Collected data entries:

______________________________

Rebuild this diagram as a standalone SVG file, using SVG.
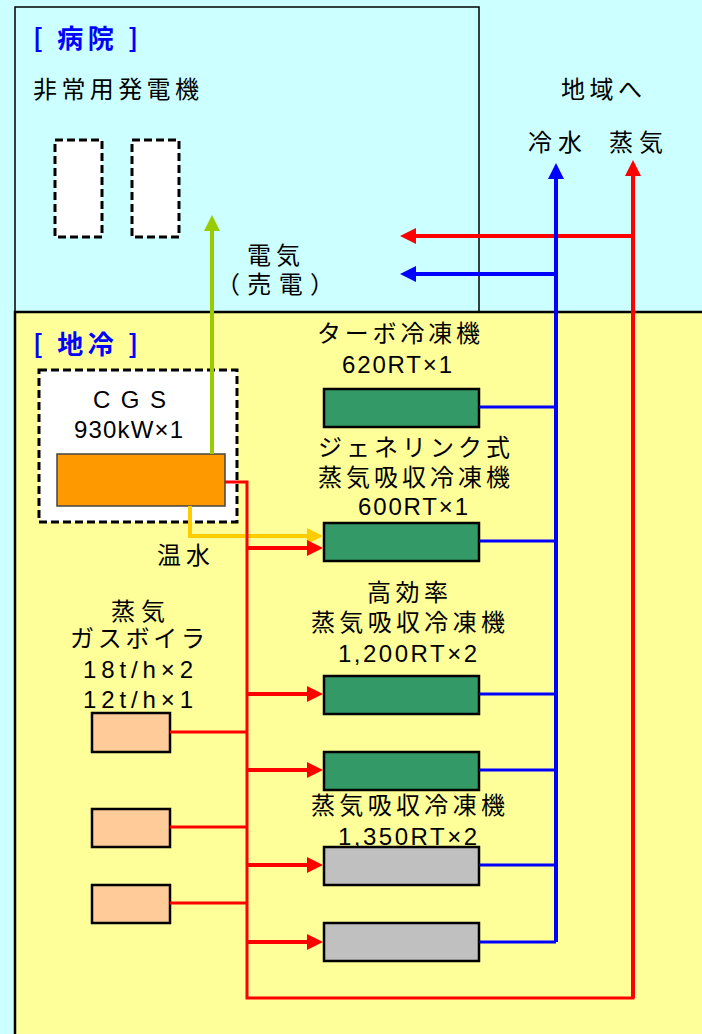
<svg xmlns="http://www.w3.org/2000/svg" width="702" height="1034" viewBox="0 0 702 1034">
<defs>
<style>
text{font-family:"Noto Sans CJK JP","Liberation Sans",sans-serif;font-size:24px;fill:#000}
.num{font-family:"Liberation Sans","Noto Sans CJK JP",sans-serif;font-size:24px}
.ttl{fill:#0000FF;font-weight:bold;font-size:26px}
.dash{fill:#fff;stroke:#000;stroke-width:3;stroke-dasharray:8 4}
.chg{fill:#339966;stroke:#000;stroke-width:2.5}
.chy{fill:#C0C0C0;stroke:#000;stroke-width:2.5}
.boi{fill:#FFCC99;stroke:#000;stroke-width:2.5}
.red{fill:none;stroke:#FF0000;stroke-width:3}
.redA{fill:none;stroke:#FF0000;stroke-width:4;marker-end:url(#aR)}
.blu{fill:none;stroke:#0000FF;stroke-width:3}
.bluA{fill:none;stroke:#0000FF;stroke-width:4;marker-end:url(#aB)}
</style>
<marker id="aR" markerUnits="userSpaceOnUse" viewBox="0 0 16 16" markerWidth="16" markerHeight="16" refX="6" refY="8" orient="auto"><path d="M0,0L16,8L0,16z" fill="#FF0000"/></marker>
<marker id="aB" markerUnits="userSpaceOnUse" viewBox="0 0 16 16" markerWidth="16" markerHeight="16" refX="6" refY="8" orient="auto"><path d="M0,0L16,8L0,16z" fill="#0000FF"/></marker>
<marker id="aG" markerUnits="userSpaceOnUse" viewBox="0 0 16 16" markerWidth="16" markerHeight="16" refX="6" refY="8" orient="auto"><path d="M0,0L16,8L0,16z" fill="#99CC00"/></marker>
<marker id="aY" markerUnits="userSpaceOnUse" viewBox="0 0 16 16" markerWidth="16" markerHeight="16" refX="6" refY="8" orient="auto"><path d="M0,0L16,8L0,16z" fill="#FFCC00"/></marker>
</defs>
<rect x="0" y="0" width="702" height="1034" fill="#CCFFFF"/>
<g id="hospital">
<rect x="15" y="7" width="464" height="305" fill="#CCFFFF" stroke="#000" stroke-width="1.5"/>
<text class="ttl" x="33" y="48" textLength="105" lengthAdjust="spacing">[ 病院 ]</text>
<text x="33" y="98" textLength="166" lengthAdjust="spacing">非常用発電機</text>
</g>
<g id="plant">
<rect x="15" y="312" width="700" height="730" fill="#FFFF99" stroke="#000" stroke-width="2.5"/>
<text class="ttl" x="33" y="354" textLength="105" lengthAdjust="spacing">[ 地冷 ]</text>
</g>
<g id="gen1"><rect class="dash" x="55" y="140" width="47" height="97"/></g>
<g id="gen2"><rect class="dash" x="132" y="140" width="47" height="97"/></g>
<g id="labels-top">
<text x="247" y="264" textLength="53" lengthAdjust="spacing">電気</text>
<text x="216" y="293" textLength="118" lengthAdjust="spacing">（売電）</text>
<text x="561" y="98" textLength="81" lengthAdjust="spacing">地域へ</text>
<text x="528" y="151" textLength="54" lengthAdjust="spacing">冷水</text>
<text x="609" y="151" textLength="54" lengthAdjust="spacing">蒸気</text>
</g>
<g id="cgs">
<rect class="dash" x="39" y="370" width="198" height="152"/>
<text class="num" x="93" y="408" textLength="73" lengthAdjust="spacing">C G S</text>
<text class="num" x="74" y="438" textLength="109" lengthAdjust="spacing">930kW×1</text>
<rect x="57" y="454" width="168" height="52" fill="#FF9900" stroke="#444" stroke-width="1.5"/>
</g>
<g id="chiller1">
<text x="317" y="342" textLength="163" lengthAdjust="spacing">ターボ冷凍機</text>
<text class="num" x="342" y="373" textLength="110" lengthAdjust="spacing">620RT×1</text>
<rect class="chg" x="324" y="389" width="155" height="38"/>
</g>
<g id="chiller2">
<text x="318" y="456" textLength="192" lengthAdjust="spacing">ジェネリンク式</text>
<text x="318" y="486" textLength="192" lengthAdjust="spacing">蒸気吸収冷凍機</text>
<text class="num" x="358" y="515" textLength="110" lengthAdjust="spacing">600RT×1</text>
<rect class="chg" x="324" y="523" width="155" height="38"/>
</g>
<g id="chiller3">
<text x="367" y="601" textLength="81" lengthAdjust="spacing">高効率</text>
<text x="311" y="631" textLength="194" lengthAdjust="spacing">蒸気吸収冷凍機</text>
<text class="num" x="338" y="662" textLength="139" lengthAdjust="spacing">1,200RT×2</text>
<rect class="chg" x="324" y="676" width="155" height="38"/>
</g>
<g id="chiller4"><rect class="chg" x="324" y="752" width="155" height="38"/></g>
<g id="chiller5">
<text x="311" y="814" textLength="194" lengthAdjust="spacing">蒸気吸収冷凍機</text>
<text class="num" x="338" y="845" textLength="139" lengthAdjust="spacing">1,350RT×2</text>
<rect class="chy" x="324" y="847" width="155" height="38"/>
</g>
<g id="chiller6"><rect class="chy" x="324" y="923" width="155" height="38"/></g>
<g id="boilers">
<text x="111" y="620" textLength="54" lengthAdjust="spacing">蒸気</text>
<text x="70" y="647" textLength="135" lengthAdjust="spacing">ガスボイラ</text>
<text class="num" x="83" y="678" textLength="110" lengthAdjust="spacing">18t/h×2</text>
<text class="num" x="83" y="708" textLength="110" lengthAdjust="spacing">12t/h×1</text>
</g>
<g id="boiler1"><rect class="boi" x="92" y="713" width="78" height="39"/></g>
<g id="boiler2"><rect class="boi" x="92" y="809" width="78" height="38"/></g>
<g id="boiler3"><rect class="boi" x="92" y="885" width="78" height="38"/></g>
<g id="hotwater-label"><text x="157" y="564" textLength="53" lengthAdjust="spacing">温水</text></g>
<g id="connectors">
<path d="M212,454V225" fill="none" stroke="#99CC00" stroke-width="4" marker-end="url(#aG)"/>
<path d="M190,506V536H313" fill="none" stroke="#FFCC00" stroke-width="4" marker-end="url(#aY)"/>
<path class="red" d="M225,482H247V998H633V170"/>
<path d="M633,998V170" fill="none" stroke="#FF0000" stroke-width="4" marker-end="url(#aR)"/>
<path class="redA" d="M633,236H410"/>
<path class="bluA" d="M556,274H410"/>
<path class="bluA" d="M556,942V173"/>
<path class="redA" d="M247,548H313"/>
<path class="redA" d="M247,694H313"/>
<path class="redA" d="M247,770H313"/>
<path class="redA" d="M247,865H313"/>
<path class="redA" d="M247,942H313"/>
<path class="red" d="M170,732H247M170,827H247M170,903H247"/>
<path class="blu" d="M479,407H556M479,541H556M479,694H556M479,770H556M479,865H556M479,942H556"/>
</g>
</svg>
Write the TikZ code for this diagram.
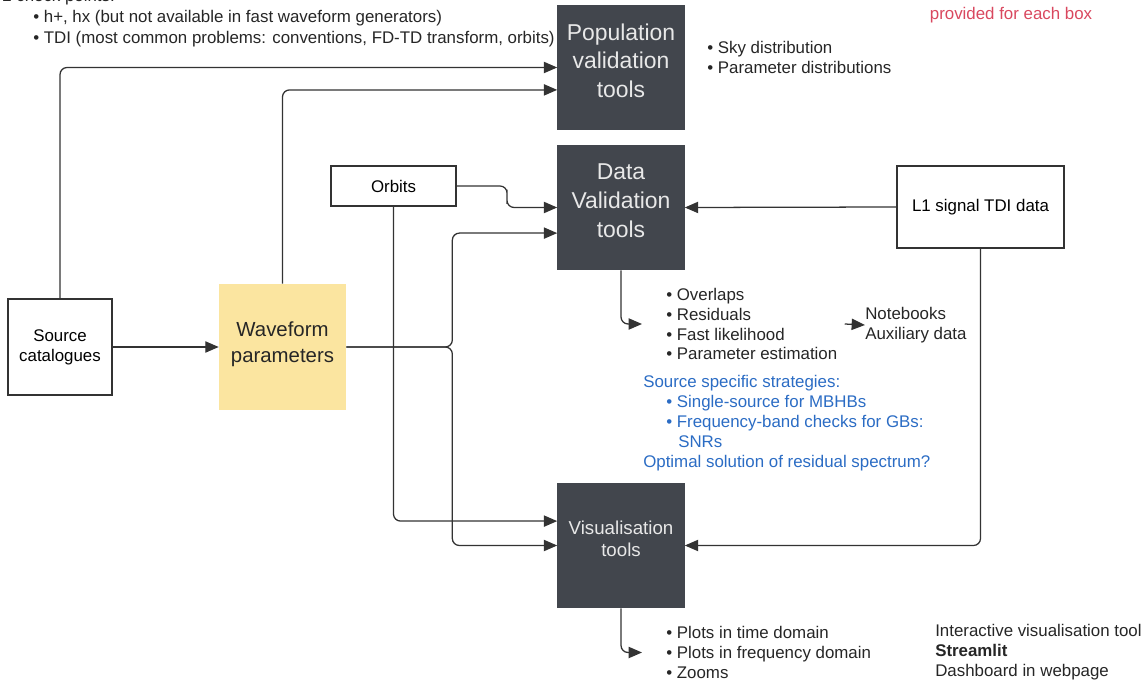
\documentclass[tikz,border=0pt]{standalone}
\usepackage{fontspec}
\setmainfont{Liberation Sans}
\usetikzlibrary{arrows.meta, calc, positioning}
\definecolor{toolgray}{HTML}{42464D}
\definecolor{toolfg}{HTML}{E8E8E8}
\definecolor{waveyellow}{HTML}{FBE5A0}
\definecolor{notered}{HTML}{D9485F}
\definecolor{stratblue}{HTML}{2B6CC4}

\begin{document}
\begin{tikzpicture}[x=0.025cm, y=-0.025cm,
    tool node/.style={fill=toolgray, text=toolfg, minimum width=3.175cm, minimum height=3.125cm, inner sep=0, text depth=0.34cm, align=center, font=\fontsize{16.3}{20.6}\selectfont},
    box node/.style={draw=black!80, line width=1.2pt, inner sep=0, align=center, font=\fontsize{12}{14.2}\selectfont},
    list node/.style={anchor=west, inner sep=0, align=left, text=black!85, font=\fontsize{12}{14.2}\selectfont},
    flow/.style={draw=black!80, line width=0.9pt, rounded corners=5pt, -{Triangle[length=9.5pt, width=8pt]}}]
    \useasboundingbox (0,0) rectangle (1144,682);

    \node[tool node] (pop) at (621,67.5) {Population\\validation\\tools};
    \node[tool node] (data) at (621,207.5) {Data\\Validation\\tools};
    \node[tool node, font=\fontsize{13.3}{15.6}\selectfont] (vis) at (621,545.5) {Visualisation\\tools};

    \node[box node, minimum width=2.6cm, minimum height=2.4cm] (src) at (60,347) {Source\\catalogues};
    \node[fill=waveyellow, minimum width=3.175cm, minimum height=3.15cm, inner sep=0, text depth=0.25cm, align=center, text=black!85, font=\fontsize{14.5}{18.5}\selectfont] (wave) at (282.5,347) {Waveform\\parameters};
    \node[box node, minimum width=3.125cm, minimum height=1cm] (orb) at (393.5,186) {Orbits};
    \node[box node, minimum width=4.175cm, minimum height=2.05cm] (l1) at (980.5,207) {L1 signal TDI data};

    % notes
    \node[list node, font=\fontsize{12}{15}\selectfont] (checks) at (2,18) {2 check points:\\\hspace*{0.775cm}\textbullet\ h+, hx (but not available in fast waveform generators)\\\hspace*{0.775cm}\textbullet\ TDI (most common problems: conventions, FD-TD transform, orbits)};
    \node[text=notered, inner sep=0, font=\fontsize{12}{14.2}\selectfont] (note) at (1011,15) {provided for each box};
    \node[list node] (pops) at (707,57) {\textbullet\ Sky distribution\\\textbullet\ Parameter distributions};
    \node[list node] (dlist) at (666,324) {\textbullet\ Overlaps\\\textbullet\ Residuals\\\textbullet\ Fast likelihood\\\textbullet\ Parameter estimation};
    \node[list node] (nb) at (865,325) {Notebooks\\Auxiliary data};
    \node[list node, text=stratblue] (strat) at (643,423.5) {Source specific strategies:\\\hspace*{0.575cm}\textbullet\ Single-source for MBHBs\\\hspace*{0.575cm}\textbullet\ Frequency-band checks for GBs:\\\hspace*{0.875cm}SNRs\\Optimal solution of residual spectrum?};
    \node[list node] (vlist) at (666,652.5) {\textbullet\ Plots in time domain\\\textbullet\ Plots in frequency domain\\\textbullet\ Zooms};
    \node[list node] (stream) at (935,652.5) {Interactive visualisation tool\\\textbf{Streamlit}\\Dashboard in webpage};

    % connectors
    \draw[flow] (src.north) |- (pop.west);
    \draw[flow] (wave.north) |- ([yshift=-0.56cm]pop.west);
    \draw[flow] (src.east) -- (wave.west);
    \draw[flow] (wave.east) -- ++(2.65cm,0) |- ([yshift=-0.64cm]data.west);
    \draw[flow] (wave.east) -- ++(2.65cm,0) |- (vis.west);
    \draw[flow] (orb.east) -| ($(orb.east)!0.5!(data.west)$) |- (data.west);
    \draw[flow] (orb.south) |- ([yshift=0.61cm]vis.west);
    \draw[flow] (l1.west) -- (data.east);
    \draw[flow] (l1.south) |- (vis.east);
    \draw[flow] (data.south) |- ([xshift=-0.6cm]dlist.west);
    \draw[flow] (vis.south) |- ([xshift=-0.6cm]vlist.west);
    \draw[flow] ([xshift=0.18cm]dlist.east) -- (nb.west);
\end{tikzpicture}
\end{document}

______________________________

Objective:
In the listing above, find the line containing "Write the TikZ code for this diagram." and the line containing "(0,0) rectangle (1144,682);". Print those two lines and every line between them exactly, with no pictures.

Solution:
Write the TikZ code for this diagram.
\documentclass[tikz,border=0pt]{standalone}
\usepackage{fontspec}
\setmainfont{Liberation Sans}
\usetikzlibrary{arrows.meta, calc, positioning}
\definecolor{toolgray}{HTML}{42464D}
\definecolor{toolfg}{HTML}{E8E8E8}
\definecolor{waveyellow}{HTML}{FBE5A0}
\definecolor{notered}{HTML}{D9485F}
\definecolor{stratblue}{HTML}{2B6CC4}

\begin{document}
\begin{tikzpicture}[x=0.025cm, y=-0.025cm,
    tool node/.style={fill=toolgray, text=toolfg, minimum width=3.175cm, minimum height=3.125cm, inner sep=0, text depth=0.34cm, align=center, font=\fontsize{16.3}{20.6}\selectfont},
    box node/.style={draw=black!80, line width=1.2pt, inner sep=0, align=center, font=\fontsize{12}{14.2}\selectfont},
    list node/.style={anchor=west, inner sep=0, align=left, text=black!85, font=\fontsize{12}{14.2}\selectfont},
    flow/.style={draw=black!80, line width=0.9pt, rounded corners=5pt, -{Triangle[length=9.5pt, width=8pt]}}]
    \useasboundingbox (0,0) rectangle (1144,682);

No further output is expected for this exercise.